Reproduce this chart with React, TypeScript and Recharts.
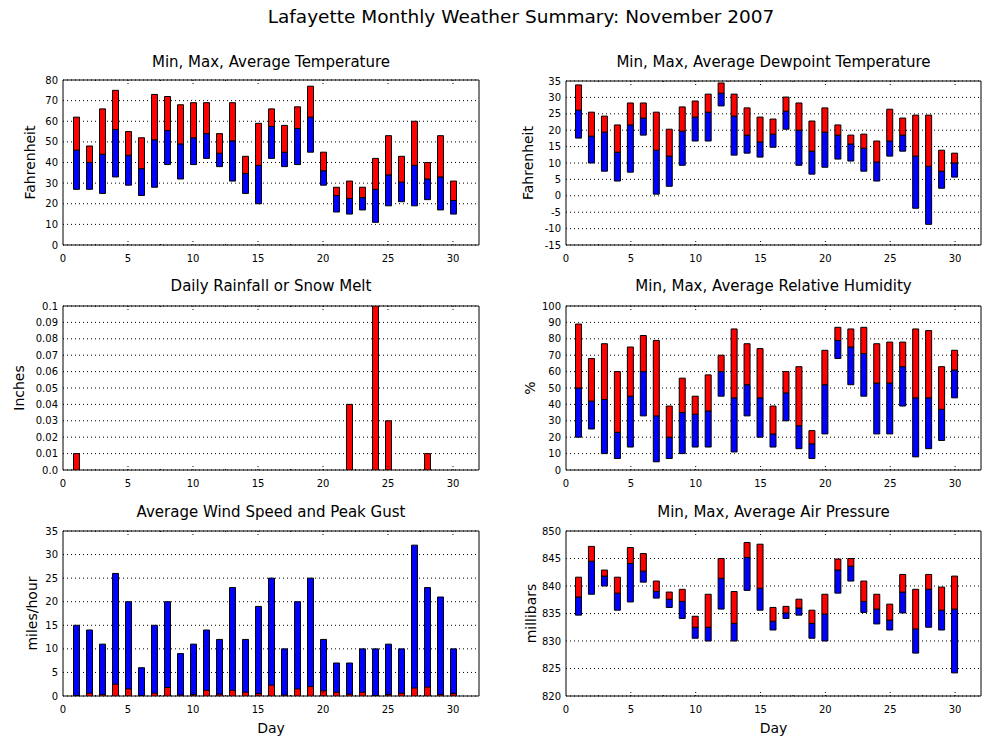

==

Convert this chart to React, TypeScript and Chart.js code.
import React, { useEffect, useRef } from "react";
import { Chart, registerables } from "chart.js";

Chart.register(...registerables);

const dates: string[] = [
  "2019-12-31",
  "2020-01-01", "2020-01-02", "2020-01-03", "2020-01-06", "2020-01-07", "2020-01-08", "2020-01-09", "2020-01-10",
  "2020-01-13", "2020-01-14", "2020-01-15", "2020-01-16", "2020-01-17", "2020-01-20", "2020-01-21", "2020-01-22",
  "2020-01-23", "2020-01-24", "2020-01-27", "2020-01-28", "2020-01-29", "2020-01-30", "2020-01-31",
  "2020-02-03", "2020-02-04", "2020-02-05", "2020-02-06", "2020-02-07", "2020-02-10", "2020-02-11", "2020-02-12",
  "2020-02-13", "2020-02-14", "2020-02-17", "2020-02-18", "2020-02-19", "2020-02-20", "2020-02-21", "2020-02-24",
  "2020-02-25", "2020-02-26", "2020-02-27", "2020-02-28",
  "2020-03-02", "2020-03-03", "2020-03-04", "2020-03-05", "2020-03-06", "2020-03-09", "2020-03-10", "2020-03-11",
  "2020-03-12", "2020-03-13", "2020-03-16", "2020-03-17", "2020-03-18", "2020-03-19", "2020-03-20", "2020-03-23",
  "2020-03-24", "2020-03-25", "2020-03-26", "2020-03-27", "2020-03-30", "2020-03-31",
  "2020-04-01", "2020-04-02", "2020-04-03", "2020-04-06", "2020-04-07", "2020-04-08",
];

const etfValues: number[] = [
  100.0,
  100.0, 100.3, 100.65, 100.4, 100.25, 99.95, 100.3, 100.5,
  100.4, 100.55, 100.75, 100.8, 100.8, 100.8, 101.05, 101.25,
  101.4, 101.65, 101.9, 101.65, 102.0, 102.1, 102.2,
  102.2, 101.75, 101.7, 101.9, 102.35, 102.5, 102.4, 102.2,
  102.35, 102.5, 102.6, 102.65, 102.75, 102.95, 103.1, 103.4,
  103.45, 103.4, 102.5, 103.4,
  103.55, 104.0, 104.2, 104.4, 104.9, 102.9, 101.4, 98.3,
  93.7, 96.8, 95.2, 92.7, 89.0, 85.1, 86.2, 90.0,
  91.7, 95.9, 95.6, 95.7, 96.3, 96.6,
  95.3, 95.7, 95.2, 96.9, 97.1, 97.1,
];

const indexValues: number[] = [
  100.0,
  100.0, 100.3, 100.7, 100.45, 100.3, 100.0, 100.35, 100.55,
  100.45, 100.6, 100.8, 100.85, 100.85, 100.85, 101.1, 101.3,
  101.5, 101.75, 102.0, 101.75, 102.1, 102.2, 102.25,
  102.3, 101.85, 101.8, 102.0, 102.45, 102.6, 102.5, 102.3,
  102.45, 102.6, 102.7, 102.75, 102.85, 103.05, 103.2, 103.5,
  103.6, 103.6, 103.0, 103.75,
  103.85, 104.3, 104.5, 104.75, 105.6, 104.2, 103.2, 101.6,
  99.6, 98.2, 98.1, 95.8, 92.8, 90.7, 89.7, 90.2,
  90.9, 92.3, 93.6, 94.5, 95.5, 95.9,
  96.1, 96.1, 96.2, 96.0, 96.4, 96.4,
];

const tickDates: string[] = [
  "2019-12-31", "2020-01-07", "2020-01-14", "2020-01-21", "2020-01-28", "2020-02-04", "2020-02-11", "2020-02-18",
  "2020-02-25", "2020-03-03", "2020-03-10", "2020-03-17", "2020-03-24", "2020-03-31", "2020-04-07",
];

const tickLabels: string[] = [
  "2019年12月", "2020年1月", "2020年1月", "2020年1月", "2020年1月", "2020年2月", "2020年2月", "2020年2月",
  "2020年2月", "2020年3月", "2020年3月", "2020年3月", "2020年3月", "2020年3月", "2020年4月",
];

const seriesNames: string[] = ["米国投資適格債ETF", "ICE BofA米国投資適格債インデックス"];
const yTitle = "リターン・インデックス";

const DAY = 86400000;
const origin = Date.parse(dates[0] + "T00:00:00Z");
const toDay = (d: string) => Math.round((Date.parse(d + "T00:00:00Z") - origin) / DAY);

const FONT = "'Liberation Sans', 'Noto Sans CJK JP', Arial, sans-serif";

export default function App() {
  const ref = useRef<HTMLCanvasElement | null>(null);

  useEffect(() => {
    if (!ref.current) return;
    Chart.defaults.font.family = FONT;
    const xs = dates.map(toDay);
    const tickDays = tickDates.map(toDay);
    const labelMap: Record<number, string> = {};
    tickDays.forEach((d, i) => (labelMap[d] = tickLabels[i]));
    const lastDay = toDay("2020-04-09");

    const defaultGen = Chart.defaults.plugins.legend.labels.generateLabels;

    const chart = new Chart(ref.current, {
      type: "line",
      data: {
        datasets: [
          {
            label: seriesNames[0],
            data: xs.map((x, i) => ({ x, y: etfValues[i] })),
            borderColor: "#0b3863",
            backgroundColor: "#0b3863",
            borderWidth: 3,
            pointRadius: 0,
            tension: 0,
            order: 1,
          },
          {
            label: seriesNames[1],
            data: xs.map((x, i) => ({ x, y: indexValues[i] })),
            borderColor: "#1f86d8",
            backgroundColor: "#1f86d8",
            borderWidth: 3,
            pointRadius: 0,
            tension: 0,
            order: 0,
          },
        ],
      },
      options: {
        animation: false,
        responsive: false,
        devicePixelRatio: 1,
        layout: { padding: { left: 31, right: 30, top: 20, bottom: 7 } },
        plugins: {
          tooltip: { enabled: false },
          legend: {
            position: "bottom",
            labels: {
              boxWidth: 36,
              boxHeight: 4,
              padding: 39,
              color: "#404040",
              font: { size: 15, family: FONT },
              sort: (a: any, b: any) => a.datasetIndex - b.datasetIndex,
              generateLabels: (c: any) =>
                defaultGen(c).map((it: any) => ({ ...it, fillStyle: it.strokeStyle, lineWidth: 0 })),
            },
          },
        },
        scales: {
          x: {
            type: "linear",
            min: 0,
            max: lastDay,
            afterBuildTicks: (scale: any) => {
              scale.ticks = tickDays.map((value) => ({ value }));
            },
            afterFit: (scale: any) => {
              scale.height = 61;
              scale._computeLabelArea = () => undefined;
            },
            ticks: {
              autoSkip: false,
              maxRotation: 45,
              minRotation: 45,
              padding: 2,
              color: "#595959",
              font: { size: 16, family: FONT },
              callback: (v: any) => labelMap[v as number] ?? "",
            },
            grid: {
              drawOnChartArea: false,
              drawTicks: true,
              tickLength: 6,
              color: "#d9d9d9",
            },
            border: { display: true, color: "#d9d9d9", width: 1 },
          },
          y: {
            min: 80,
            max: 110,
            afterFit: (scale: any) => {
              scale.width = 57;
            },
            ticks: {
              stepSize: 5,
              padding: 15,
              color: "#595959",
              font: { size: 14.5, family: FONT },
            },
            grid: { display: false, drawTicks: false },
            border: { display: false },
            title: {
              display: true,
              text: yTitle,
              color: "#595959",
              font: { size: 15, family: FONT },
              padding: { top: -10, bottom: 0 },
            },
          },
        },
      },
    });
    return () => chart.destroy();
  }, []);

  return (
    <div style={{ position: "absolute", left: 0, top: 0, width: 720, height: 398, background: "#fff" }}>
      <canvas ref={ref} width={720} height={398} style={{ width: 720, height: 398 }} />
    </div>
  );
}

[Challenge] Search the listing above for the string "this". Copy every line that contains it.

[Correct answer]
Reproduce this chart with React, TypeScript and Recharts.
Convert this chart to React, TypeScript and Chart.js code.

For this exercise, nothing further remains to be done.